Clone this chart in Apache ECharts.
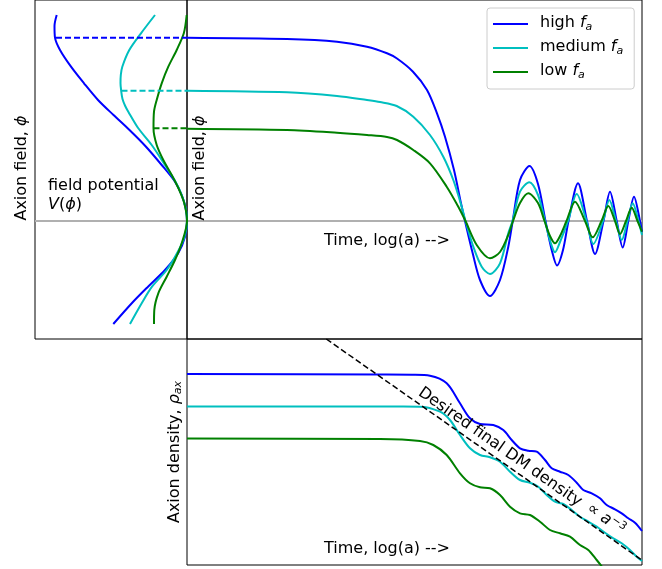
<!DOCTYPE html>
<html><head><meta charset="utf-8">
<script src="https://cdn.jsdelivr.net/npm/echarts@6/dist/echarts.min.js"></script>
<style>html,body{margin:0;padding:0;background:#fff}#c{width:662px;height:569px}</style>
</head><body><div id="c"></div>
<script>
// ---------- data ----------
const levels = ['high', 'medium', 'low'];

// Left panel: potential V(phi), pairs [V, phi]
const potHigh = [[130.3,206],[132.5,195],[132,183.3],[127,171],[116,154.3],[103,137.7],[89,121],[73.5,106],[57.5,91],[41,74.3],[25.3,56],[12,39.3],[5.3,26],[1.3,12.7],[0,0],[2,-15.7],[8.7,-32],[22,-49],[39,-65.7],[55,-82],[73.7,-103]];
const potMedium = [[32,206],[46,187.7],[57.7,171],[64.7,154.3],[66.2,146],[66.5,137.7],[65.8,130],[64.5,122],[61.8,115],[58.7,109.3],[48.7,92.7],[35.3,76],[22,56],[11.5,39.3],[5.3,26],[1.3,12.7],[0,0],[2.5,-15.7],[10,-32.3],[20.3,-49],[35,-65.7],[45.3,-82.3],[57,-103]];
const potLow = [[0.3,206],[3.2,187.7],[10.3,171],[18.7,154.3],[25.3,137.7],[30.3,121],[33,109.3],[33.5,92.7],[30.3,76],[23.7,61],[15.3,46],[8.7,33],[2.7,17.7],[0,0],[5.3,-22.3],[12,-39],[20.3,-55.7],[28.7,-72.3],[32.7,-89],[33,-103]];
// initial field values (dashed markers), [V at curve, phi_i]
const initHigh = [[131,183.3],[0,183.3]];
const initMedium = [[65.5,130.3],[0,130.3]];
const initLow = [[33.5,92.7],[0,92.7]];
const zeroLeft = [[0,0],[152,0]];

// Top panel: field phi vs time, pairs [t, phi]
const fieldHigh = [[0,183.3],[100,182],[150,179.3],[180,174.3],[200,167.7],[210,162.5],[226,149.3],[240,131],[250,107.7],[258,84.3],[267,51],[274,17.7],[278,0],[285.7,-32.3],[293,-59],[303,-75],[313,-59],[321.3,-25.7],[325.7,0],[333,41],[342.5,55],[351,37],[358.5,0],[364.7,-29],[370,-44.5],[376,-29],[381.5,0],[391,37.7],[400,0],[408,-33],[416.5,0],[423,29.3],[429.7,0],[435.7,-26.5],[441.3,0],[447,24.3],[453,0],[455,-11]];
const fieldMedium = [[0,130.3],[100,128.7],[150,125],[180,121],[193,119],[209.7,115],[226.3,104.3],[243,86],[256.3,64.3],[266.3,41],[274.7,14.3],[278.5,0],[286.3,-25.7],[294.7,-45.7],[303,-53],[313,-42.3],[321.3,-12.3],[325.5,0],[333,29.3],[342.3,38.7],[351,26],[358,0],[363.5,-21],[368,-31.3],[373,-21],[381,0],[389.7,27],[399.5,0],[406.3,-23],[416,0],[422.3,21],[429,0],[434.7,-19],[440.5,0],[445.7,17.7],[451.5,0],[455,-14]];
const fieldLow = [[0,92.3],[100,91],[150,88.3],[180,86],[200,84],[210,81],[226.3,71],[243,57.7],[259.7,34.3],[271.3,14.3],[278.5,0],[289.7,-24],[303,-37.3],[313,-31],[321.3,-14],[326,0],[333,18],[341.3,27.7],[351,18],[357.5,0],[363,-15],[368,-22.3],[373,-15],[379.5,0],[388,19.3],[398,0],[405.7,-16.3],[414.5,0],[421.3,15],[428,0],[433,-13],[439,0],[444.7,13.3],[450.5,0],[455,-10.7]];
const zeroTop = [[0,0],[455,0]];

// Bottom panel: log density vs time, pairs [t, rho]
const densHigh = [[0,191],[193,190.5],[225,190.3],[243,189.3],[259.7,181.7],[273,161.7],[283,146.7],[293,141],[306.3,140],[316.3,135],[324.7,125],[333,116.7],[341.3,114.3],[349.7,113.3],[358,105],[364.7,96.7],[373,93.3],[381.3,90],[389.7,82.3],[396.3,75],[404.7,71.7],[413,66.7],[419.7,60],[428,55.7],[434.7,51.7],[441.3,46.7],[448,42.3],[455,34]];
const densMedium = [[0,158.5],[200,158.4],[233,158.3],[253,153.3],[263,145],[273,130],[283,116.7],[293,110],[303,107.7],[313,103.3],[323,93.3],[333,85],[343,82.3],[351.3,78.3],[359.7,70],[368,63.3],[376.3,61],[384.7,55],[393,48.3],[401.3,43.3],[409.7,38.3],[418,32.3],[426.3,26.7],[434.7,21.7],[443,15],[449.7,8.3],[455,4]];
const densLow = [[0,126.5],[193,126],[233,124],[246.3,120],[259.7,110],[273,91.7],[283,81.7],[293,77.7],[303,76.7],[313,70],[323,58.3],[333,51.7],[343,50],[353,43.3],[363,35],[373,31.7],[383,28.3],[393,20],[401.3,15],[409.7,5],[416,-3]];
const desired = [[139.3,226],[455,4.8]];

// ---------- styles ----------
const FONT = 'DejaVu Sans';
const FS = 16;
const COL = {high:'#0000ff', medium:'#00bfbf', low:'#008000'};
const DASH = [6, 3];

function ls(name, data, xi, color, extra) {
  return Object.assign({
    type:'line', name: name, data: data, xAxisIndex: xi, yAxisIndex: xi,
    symbol:'none', smooth: 0.3, animation:false, silent:true,
    lineStyle:{color: color, width: 2}, itemStyle:{color: color}, z: 3
  }, extra || {});
}

const series = [
  ls('high', fieldHigh, 1, COL.high),
  ls('medium', fieldMedium, 1, COL.medium),
  ls('low', fieldLow, 1, COL.low),
  ls('zero', zeroTop, 1, '#b0b0b0', {smooth:false, z:1}),
  ls('zero', zeroLeft, 0, '#b0b0b0', {smooth:false, z:1}),
  ls('high', potHigh, 0, COL.high),
  ls('medium', potMedium, 0, COL.medium),
  ls('low', potLow, 0, COL.low),
  ls('high', initHigh, 0, COL.high, {smooth:false, lineStyle:{color:COL.high, width:2, type:DASH}}),
  ls('medium', initMedium, 0, COL.medium, {smooth:false, lineStyle:{color:COL.medium, width:2, type:DASH}}),
  ls('low', initLow, 0, COL.low, {smooth:false, lineStyle:{color:COL.low, width:2, type:DASH}}),
  ls('high', densHigh, 2, COL.high),
  ls('medium', densMedium, 2, COL.medium),
  ls('low', densLow, 2, COL.low),
  ls('desired', desired, 2, '#000', {smooth:false, lineStyle:{color:'#000', width:1.5, type:DASH}})
];

const gridStyle = {show:true, borderColor:'#000', borderWidth:1, backgroundColor:'rgba(0,0,0,0)'};
const chart = echarts.init(document.getElementById('c'), null, {renderer:'canvas'});
chart.setOption({
  animation:false,
  grid:[
    Object.assign({left:35, top:0, width:152, height:339}, gridStyle),
    Object.assign({left:187, top:0, width:455, height:339}, gridStyle),
    Object.assign({left:187, top:339, width:455, height:226}, gridStyle)
  ],
  xAxis:[
    {gridIndex:0, type:'value', min:0, max:152, inverse:true, show:false},
    {gridIndex:1, type:'value', min:0, max:455, show:false},
    {gridIndex:2, type:'value', min:0, max:455, show:false}
  ],
  yAxis:[
    {gridIndex:0, type:'value', min:-118, max:221, show:false},
    {gridIndex:1, type:'value', min:-118, max:221, show:false},
    {gridIndex:2, type:'value', min:0, max:226, show:false}
  ],
  legend:{
    data: levels, orient:'vertical', left:487, top:8,
    padding:[7,11,8,6], itemGap:6, itemWidth:35, itemHeight:2,
    icon:'rect',
    backgroundColor:'#fff', borderColor:'#cccccc', borderWidth:1, borderRadius:3,
    selectedMode:false,
    formatter: function(n){ return '{p|}{n|' + n + ' }{i|f}{s|a}'; },
    textStyle:{fontFamily:FONT, fontSize:FS, color:'#000',
      rich:{
        p:{width:7},
        n:{fontFamily:FONT, fontSize:FS, lineHeight:18, verticalAlign:'top'},
        i:{fontFamily:FONT, fontSize:FS, fontStyle:'italic', lineHeight:18, verticalAlign:'top'},
        s:{fontFamily:FONT, fontSize:11, fontStyle:'italic', lineHeight:11, verticalAlign:'bottom'}
      }}
  },
  series: series
});

// ---------- text annotations ----------
const rich = {
  n:{fontFamily:FONT, fontSize:FS, fill:'#000'},
  i:{fontFamily:FONT, fontSize:FS, fontStyle:'italic', fill:'#000'},
  s:{fontFamily:FONT, fontSize:11, fontStyle:'italic', fill:'#000', verticalAlign:'bottom', padding:[6,0,0,0]},
  sup:{fontFamily:FONT, fontSize:11, fill:'#000', verticalAlign:'top', padding:[0,0,8,0]}
};
function txt(text, x, y, rot, align) {
  return {type:'text', x:x, y:y, rotation:rot||0, z:100, silent:true,
    style:{text:text, fontFamily:FONT, fontSize:FS, fill:'#000', align:align||'center', verticalAlign:'middle', rich:rich}};
}
const p1 = chart.convertToPixel({xAxisIndex:2, yAxisIndex:2}, desired[0]);
const p2 = chart.convertToPixel({xAxisIndex:2, yAxisIndex:2}, desired[1]);
const ang = Math.atan2(p2[1]-p1[1], p2[0]-p1[0]);
const nx = Math.sin(ang), ny = -Math.cos(ang);
function along(f, d){ return [p1[0] + f*(p2[0]-p1[0]) + d*nx, p1[1] + f*(p2[1]-p1[1]) + d*ny]; }
const c1 = along(0.53, 11), c2 = along(0.862, 13);
const tl = chart.convertToPixel({xAxisIndex:1, yAxisIndex:1}, [200, -20]);
const bl = chart.convertToPixel({xAxisIndex:2, yAxisIndex:2}, [200, 16]);

chart.setOption({graphic:[
  txt('{n|Axion field, }{i|ϕ}', 22, 168, Math.PI/2),
  txt('{n|Axion field, }{i|ϕ}', 200, 168, Math.PI/2),
  txt('{n|Axion density, }{i|ρ}{s|ax}', 175, 452, Math.PI/2),
  {type:'text', x:48, y:176, z:100, silent:true,
   style:{text:'{n|field potential}\n{i|V}{n|(}{i|ϕ}{n|)}', fontFamily:FONT, fontSize:FS, lineHeight:19, fill:'#000', rich:rich}},
  txt('{n|Time, log(a) -->}', tl[0], tl[1]),
  txt('{n|Time, log(a) -->}', bl[0], bl[1]),
  txt('{n|Desired final DM density}', c1[0], c1[1], -ang),
  txt('{n|∝ }{i|a}{sup|−3}', c2[0], c2[1], -ang)
]});
</script>
</body></html>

**REQUEST**
Emit the lines of the material exactly, from its first line to the line containing "const levels = ['high', 'medium', 'low'];", inclusive; leave every picture out.

**TASK RESPONSE**
Clone this chart in Apache ECharts.
<!DOCTYPE html>
<html><head><meta charset="utf-8">
<script src="https://cdn.jsdelivr.net/npm/echarts@6/dist/echarts.min.js"></script>
<style>html,body{margin:0;padding:0;background:#fff}#c{width:662px;height:569px}</style>
</head><body><div id="c"></div>
<script>
// ---------- data ----------
const levels = ['high', 'medium', 'low'];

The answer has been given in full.